A credit is a single keyword result. It is worth noting that every keyword on the page counts as one credit, so the search above would count as 34 credits rather than just 1 credit (the main keyword, 8 Related Keywords, 6 People Also Searched For, 19 Long-Tail Keywords).

However, 100 credits cost a cent, and they don't expire for a year, so it is still pretty cheap. Checking out the keywords for a new article is likely to cost pennies, and if it saves you writing an article that has little hope of anyone ever reading, that has to be worth it. It might not quite be a free keyword planner, but it is pretty close.

How can Keywords Everywhere be so much cheaper than the competition? Realistically, it doesn't do nearly as much as the bigger sites. Ahrefs et al maintain extensive infrastructure to gather information, and that costs money. Keywords Everywhere gets all its data comes from free sources such as Google Adwords data.

However, I find trying to switch between multiple different free tools to gather this information for every keyword is both tedious and distracting, and ultimately those things tend to deter me from doing the analysis at all. Paying a few cents per article to make the process easier and therefore more effective seems well worth it to me.
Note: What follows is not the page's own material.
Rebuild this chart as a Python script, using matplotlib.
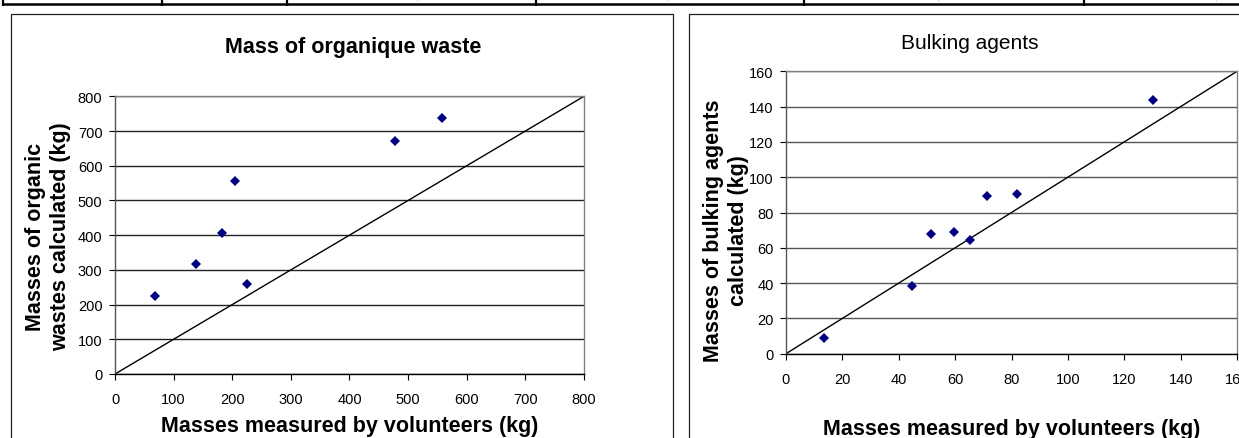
import numpy as np
import matplotlib
matplotlib.use('Agg')
import matplotlib.pyplot as plt
from matplotlib.lines import Line2D

plt.rcParams['font.family'] = ['Liberation Sans', 'DejaVu Sans']

# organic waste: measured by volunteers vs calculated (kg)
organicMeasured = [68, 138, 183, 205, 226, 477, 558]
organicCalculated = [224, 316, 405, 556, 259, 672, 737]
organicTicks = [0, 100, 200, 300, 400, 500, 600, 700, 800]

# bulking agents: measured by volunteers vs calculated (kg)
bulkMeasured = [13.5, 44.6, 51.4, 59.5, 65.3, 71.2, 82.1, 130.1]
bulkCalculated = [8.7, 38.5, 67.8, 68.8, 64.6, 89.2, 90.7, 143.7]
bulkTicks = [0, 20, 40, 60, 80, 100, 120, 140, 160]

W, H = 1239, 439
fig = plt.figure(figsize=(W / 100.0, H / 100.0), dpi=100)


def fx(x):
    return x / float(W)


def fy(y):
    return 1 - y / float(H)


def pxline(xs, ys, lw=1.0, color='black'):
    fig.add_artist(Line2D([fx(x) for x in xs], [fy(y) for y in ys],
                          transform=fig.transFigure, lw=lw, color=color,
                          solid_capstyle='butt'))


# piece of the table above the charts
pxline([3, W], [5, 5], lw=1.8)
for x in [3, 162, 287, 536, 804, 1084]:
    pxline([x, x], [0, 7], lw=1.6)
for x in [417, 668, 938, 1216]:
    pxline([x, x], [0, 2], lw=0.6, color='#c8c8c8')

# chart frames
pxline([10.5, 10.5, 673, 673], [H, 15, 15, H], lw=0.9, color='#222222')
pxline([689, 689, W + 5], [H, 15, 15], lw=0.9, color='#222222')


def makeAxes(left, top, right, bottom, ticks, gridColor):
    ax = fig.add_axes([fx(left), fy(bottom), fx(right) - fx(left), (bottom - top) / float(H)])
    ax.set_xlim(ticks[0], ticks[-1])
    ax.set_ylim(ticks[0], ticks[-1])
    ax.set_xticks(ticks)
    ax.set_yticks(ticks)
    ax.yaxis.grid(True, color=gridColor, lw=1.0)
    ax.set_axisbelow(True)
    ax.spines['top'].set_color('#808080')
    ax.spines['right'].set_color('#808080')
    ax.spines['left'].set_color('#555555')
    ax.spines['bottom'].set_color('black')
    for s in ax.spines.values():
        s.set_linewidth(1.0)
    ax.tick_params(axis='x', direction='out', length=4, width=0.8, pad=9, labelsize=10.5)
    ax.tick_params(axis='y', direction='out', length=4, width=0.8, pad=5, labelsize=10.5)
    ax.plot([ticks[0], ticks[-1]], [ticks[0], ticks[-1]], color='black', lw=1.0)
    return ax


ax1 = makeAxes(115, 97.3, 584, 375, organicTicks, '#222222')
ax1.plot(organicMeasured, organicCalculated, 'D', color='#000080', ms=4.8, mew=0)

ax2 = makeAxes(786, 72.3, 1237, 354.7, bulkTicks, '#555555')
ax2.plot(bulkMeasured, bulkCalculated, 'D', color='#000080', ms=4.8, mew=0)

# titles and axis labels
fig.text(fx(353), fy(53), 'Mass of organique waste', ha='center', va='baseline',
         fontsize=15.5, fontweight='bold')
fig.text(fx(970), fy(49), 'Bulking agents', ha='center', va='baseline', fontsize=15)

fig.text(fx(349.5), fy(432), 'Masses measured by volunteers (kg)', ha='center', va='baseline',
         fontsize=15.5, fontweight='bold')
fig.text(fx(1012), fy(435), 'Masses measured by volunteers (kg)', ha='center', va='baseline',
         fontsize=15.5, fontweight='bold')

fig.text(fx(48), fy(236.5), 'Masses of organic\nwastes calculated (kg)', rotation=90,
         ha='center', va='center', multialignment='center', linespacing=1.2,
         fontsize=15.5, fontweight='bold')
fig.text(fx(726), fy(231), 'Masses of bulking agents\ncalculated (kg)', rotation=90,
         ha='center', va='center', multialignment='center', linespacing=1.2,
         fontsize=15.5, fontweight='bold')

fig.savefig('out.png', dpi=100)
Keywords Everywhere isn't the only option. For example, the Ubersuggest Chrome extension does a similar job and is considerably cheaper than the bigger providers, but it still has a significant monthly fee that you might wish to avoid until you have worked out whether keyword SEO works for your site.

Summary

Keyword SEO is almost certainly worth a punt, both to maximise the traffic to your best article and to avoid wasting your time writing about things nobody is interested in. Keywords Everywhere lets you give it a proper try for a very low initial outlay.